Hedge Funds Reducing Gold Exposure

June 24, 2013 Debbie Jacobs Economic Barometer

Hedge Funds Unloading Gold

Hedge Funds Unloading Gold

The Federal Reserve’s announcement that it will reduce stimulus activity, combined with the recent slip in the value of exchange-traded products sent hedge funds to cut their bets on gold.

It is the largest reduction in gold exposure since last February, lowering investor net-long positions by 29 percent, down to 38,951 futures and options by June 18, according to data from the US Commodity Futures Trading Commission. Short contracts holdings climbed by 14 percent, the biggest upward move in 8 weeks. Bullish bets for 18 commodities shrank by 2.2 percent as investors are becoming more skittish on wheat and copper.

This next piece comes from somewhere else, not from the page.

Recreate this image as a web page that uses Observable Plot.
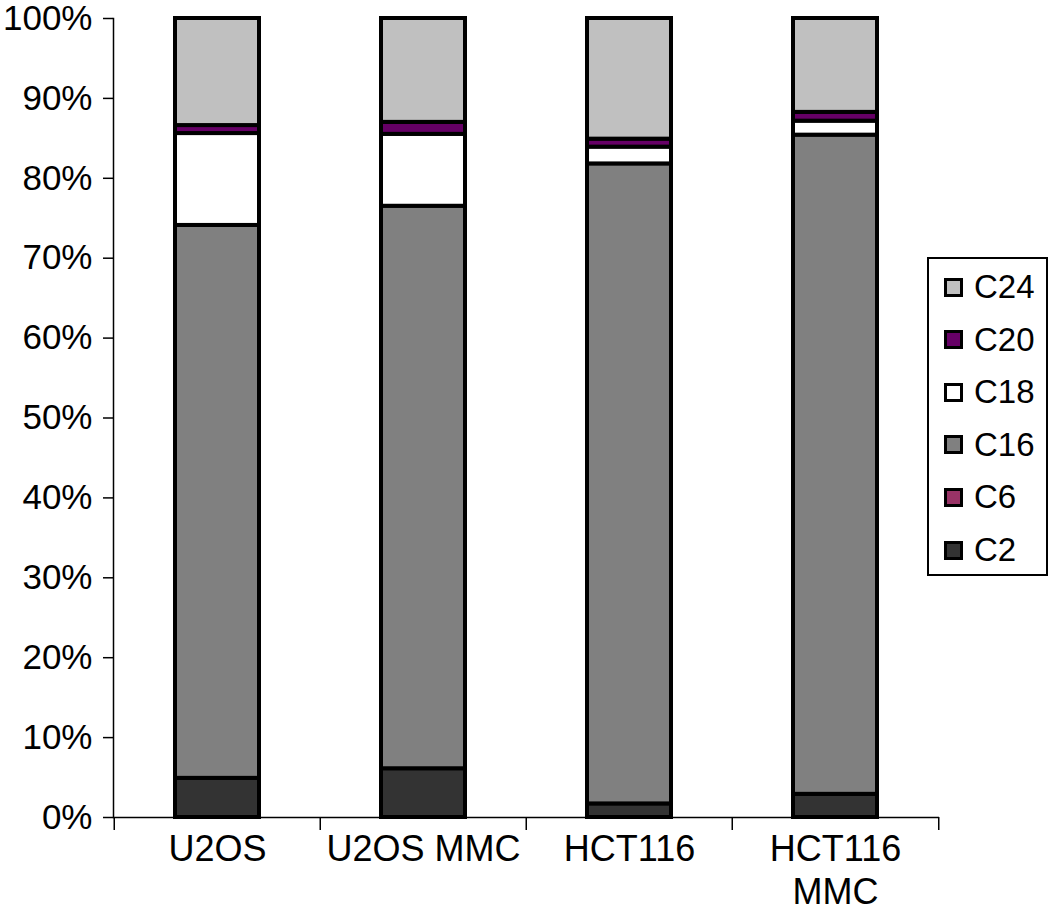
<!DOCTYPE html>
<html>
<head>
<meta charset="utf-8">
<script src="https://cdn.jsdelivr.net/npm/d3@7"></script>
<script src="https://cdn.jsdelivr.net/npm/@observablehq/plot@0.6"></script>
<style>
  html, body { margin: 0; padding: 0; background: #fff; }
  #wrap { position: relative; width: 1050px; height: 914px; font-family: "Liberation Sans", Arial, Helvetica, sans-serif; }
  #legend { position: absolute; left: 927px; top: 257px; width: 117px; height: 315px; border: 2px solid #000; background: #fff; box-sizing: content-box; }
  .row { position: absolute; left: 15px; height: 40px; display: flex; align-items: center; }
  .sw { width: 13px; height: 13px; border: 3px solid #000; margin-right: 11px; }
  .lb { font-size: 33px; color: #000; line-height: 40px; }
</style>
</head>
<body>
<div id="wrap"><div id="chart"></div><div id="legend"></div></div>
<script>
const categories = ["U2OS", "U2OS MMC", "HCT116", "HCT116 MMC"];
const categoryLabels = ["U2OS", "U2OS MMC", "HCT116", "HCT116\nMMC"];
const series = ["C2", "C6", "C16", "C18", "C20", "C24"];
const seriesColors = ["#333333", "#993366", "#808080", "#ffffff", "#660066", "#c0c0c0"];
const C2  = [4.9, 6.1, 1.7, 2.9];
const C6  = [0, 0, 0, 0];
const C16 = [69.2, 70.4, 80.1, 82.5];
const C18 = [11.5, 9.0, 2.1, 1.75];
const C20 = [1.0, 1.5, 1.0, 1.1];
const C24 = [13.4, 13.0, 15.1, 11.75];
const yTicks = [0, 10, 20, 30, 40, 50, 60, 70, 80, 90, 100];

const valuesBySeries = {C2, C6, C16, C18, C20, C24};
const data = [];
series.forEach(s => categories.forEach((c, i) => data.push({cat: c, series: s, value: valuesBySeries[s][i]})));

const W = 1050, H = 914, mL = 113, mR = 111, mT = 18, mB = 97;
const step = (W - mL - mR) / categories.length;
const labelOf = d => categoryLabels[categories.indexOf(d)];

const chart = Plot.plot({
  width: W, height: H,
  marginLeft: mL, marginRight: mR, marginTop: mT, marginBottom: mB,
  style: {fontFamily: "'Liberation Sans', Arial, Helvetica, sans-serif", color: "#000", background: "#fff"},
  x: {domain: categories, paddingInner: 0.59, paddingOuter: 0.295, axis: null},
  y: {domain: [0, 100], axis: null},
  color: {domain: series, range: seriesColors},
  marks: [
    Plot.barY(data, Plot.stackY({
      x: "cat", y: "value", z: "series", fill: "series", order: series,
      stroke: "#000", strokeWidth: 4
    })),
    Plot.frame({anchor: "left", stroke: "#000", strokeWidth: 1.5}),
    Plot.ruleY([0], {stroke: "#000", strokeWidth: 1.5}),
    Plot.axisY({ticks: yTicks, tickSize: 10, tickPadding: 11, fontSize: 35, tickFormat: d => d + "%", strokeWidth: 1.5, label: null}),
    Plot.axisX({ticks: categories, tickSize: 0, tickPadding: 13, fontSize: 36, lineHeight: 1.2, tickFormat: labelOf, label: null}),
    Plot.axisX({ticks: categories, tickSize: 13, tickFormat: () => "", dx: -step / 2, strokeWidth: 1.5, label: null}),
    Plot.axisX({ticks: [categories[categories.length - 1]], tickSize: 13, tickFormat: () => "", dx: step / 2, strokeWidth: 1.5, label: null})
  ]
});
document.getElementById("chart").appendChild(chart);

const legend = document.getElementById("legend");
const legendOrder = series.slice().reverse();
legendOrder.forEach((s, i) => {
  const row = document.createElement("div");
  row.className = "row";
  row.style.top = (8 + i * 52.6) + "px";
  const sw = document.createElement("div");
  sw.className = "sw";
  sw.style.background = seriesColors[series.indexOf(s)];
  const lb = document.createElement("span");
  lb.className = "lb";
  lb.textContent = s;
  row.appendChild(sw); row.appendChild(lb);
  legend.appendChild(row);
});
</script>
</body>
</html>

Last week Chairman Ben S. Bernanke of the Federal Reserve said that there is likelihood that the central bank will slow-down its bond-buying program in response to the continuing improvement in the US economy. This news sent gold crashing to its lowest price since 2010.

“There’s certainly a rush to the exits in gold,” said Jim Russell, a senior equity strategist in Cincinnati at U.S. Bank Wealth Management, which oversees about $110 billion of assets. “The nudge up in the Fed’s expectations economically suggests they may unwind their program a little quicker than investors thought.”